DESCRIPTION OF THE TASK:
Without the images, write out all of the following entries exactly.

DATA PROVIDED:
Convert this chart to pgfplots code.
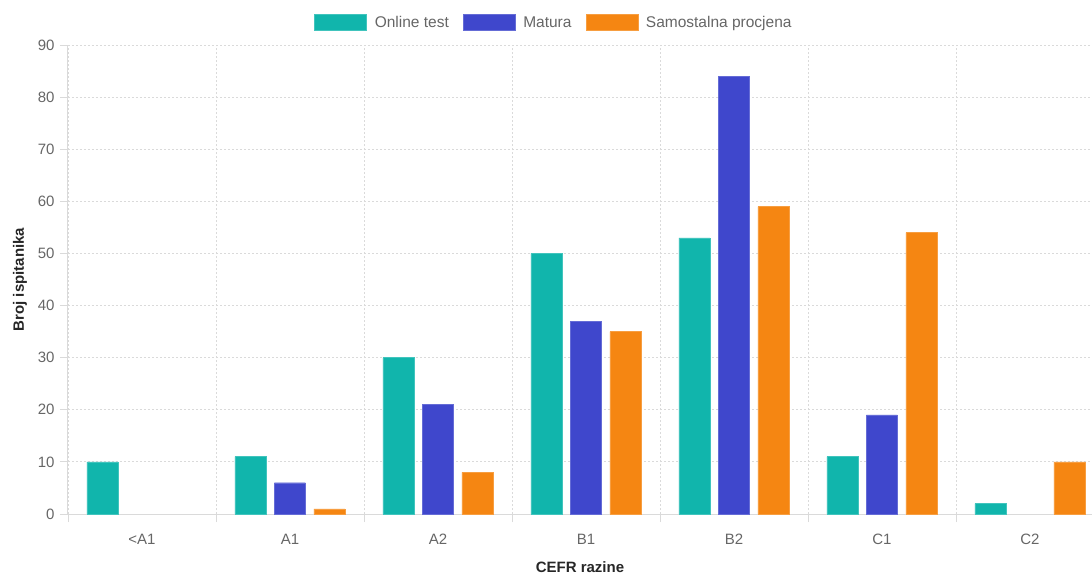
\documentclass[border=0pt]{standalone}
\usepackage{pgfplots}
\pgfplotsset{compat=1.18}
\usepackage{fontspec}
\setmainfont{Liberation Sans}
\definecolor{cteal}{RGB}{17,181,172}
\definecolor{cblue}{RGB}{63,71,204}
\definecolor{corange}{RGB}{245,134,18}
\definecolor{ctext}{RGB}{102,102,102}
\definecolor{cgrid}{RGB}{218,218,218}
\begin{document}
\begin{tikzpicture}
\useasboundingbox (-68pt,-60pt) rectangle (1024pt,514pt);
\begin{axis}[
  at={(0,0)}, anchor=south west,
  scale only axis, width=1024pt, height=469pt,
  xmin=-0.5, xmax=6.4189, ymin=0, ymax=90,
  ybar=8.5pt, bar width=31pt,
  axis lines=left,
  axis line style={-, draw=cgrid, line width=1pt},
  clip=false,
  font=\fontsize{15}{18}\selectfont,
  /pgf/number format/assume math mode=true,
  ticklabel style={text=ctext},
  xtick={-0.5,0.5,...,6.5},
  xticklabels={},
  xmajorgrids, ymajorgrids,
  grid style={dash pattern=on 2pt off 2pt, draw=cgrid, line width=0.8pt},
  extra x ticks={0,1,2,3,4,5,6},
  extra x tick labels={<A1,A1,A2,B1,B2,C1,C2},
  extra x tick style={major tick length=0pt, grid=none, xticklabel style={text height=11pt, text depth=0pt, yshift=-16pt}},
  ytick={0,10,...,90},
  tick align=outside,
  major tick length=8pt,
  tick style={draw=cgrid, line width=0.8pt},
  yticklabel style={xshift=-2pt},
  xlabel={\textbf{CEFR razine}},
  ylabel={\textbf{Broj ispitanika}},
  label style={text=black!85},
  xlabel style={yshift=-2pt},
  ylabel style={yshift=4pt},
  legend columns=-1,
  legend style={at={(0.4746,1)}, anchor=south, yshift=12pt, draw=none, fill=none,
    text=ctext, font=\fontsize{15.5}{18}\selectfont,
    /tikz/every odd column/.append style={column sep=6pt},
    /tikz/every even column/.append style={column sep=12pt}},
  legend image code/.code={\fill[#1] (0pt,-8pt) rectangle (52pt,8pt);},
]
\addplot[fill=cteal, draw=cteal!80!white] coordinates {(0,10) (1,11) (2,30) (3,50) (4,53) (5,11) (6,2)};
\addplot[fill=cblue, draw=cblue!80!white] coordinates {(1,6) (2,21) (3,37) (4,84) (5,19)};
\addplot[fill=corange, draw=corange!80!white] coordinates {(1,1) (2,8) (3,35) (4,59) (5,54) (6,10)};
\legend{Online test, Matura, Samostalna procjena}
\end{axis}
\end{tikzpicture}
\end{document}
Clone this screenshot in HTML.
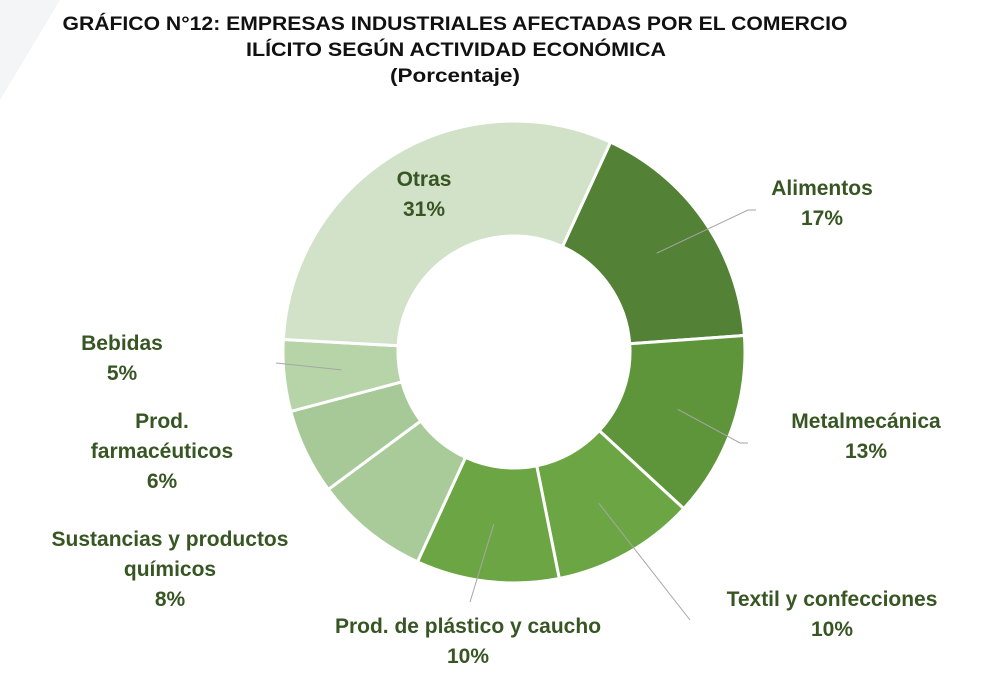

RESULT OF THE TASK:
Convert this chart to pgfplots code.
\documentclass[border=0pt]{standalone}
\usepackage{pgfplots}
\pgfplotsset{compat=1.18}
\usepackage{fontspec}
\setmainfont{Liberation Sans}
\definecolor{cteal}{RGB}{17,181,172}
\definecolor{cblue}{RGB}{63,71,204}
\definecolor{corange}{RGB}{245,134,18}
\definecolor{ctext}{RGB}{102,102,102}
\definecolor{cgrid}{RGB}{218,218,218}
\begin{document}
\begin{tikzpicture}
\useasboundingbox (-68pt,-60pt) rectangle (1024pt,514pt);
\begin{axis}[
  at={(0,0)}, anchor=south west,
  scale only axis, width=1024pt, height=469pt,
  xmin=-0.5, xmax=6.4189, ymin=0, ymax=90,
  ybar=8.5pt, bar width=31pt,
  axis lines=left,
  axis line style={-, draw=cgrid, line width=1pt},
  clip=false,
  font=\fontsize{15}{18}\selectfont,
  /pgf/number format/assume math mode=true,
  ticklabel style={text=ctext},
  xtick={-0.5,0.5,...,6.5},
  xticklabels={},
  xmajorgrids, ymajorgrids,
  grid style={dash pattern=on 2pt off 2pt, draw=cgrid, line width=0.8pt},
  extra x ticks={0,1,2,3,4,5,6},
  extra x tick labels={<A1,A1,A2,B1,B2,C1,C2},
  extra x tick style={major tick length=0pt, grid=none, xticklabel style={text height=11pt, text depth=0pt, yshift=-16pt}},
  ytick={0,10,...,90},
  tick align=outside,
  major tick length=8pt,
  tick style={draw=cgrid, line width=0.8pt},
  yticklabel style={xshift=-2pt},
  xlabel={\textbf{CEFR razine}},
  ylabel={\textbf{Broj ispitanika}},
  label style={text=black!85},
  xlabel style={yshift=-2pt},
  ylabel style={yshift=4pt},
  legend columns=-1,
  legend style={at={(0.4746,1)}, anchor=south, yshift=12pt, draw=none, fill=none,
    text=ctext, font=\fontsize{15.5}{18}\selectfont,
    /tikz/every odd column/.append style={column sep=6pt},
    /tikz/every even column/.append style={column sep=12pt}},
  legend image code/.code={\fill[#1] (0pt,-8pt) rectangle (52pt,8pt);},
]
\addplot[fill=cteal, draw=cteal!80!white] coordinates {(0,10) (1,11) (2,30) (3,50) (4,53) (5,11) (6,2)};
\addplot[fill=cblue, draw=cblue!80!white] coordinates {(1,6) (2,21) (3,37) (4,84) (5,19)};
\addplot[fill=corange, draw=corange!80!white] coordinates {(1,1) (2,8) (3,35) (4,59) (5,54) (6,10)};
\legend{Online test, Matura, Samostalna procjena}
\end{axis}
\end{tikzpicture}
\end{document}
Clone this screenshot in HTML.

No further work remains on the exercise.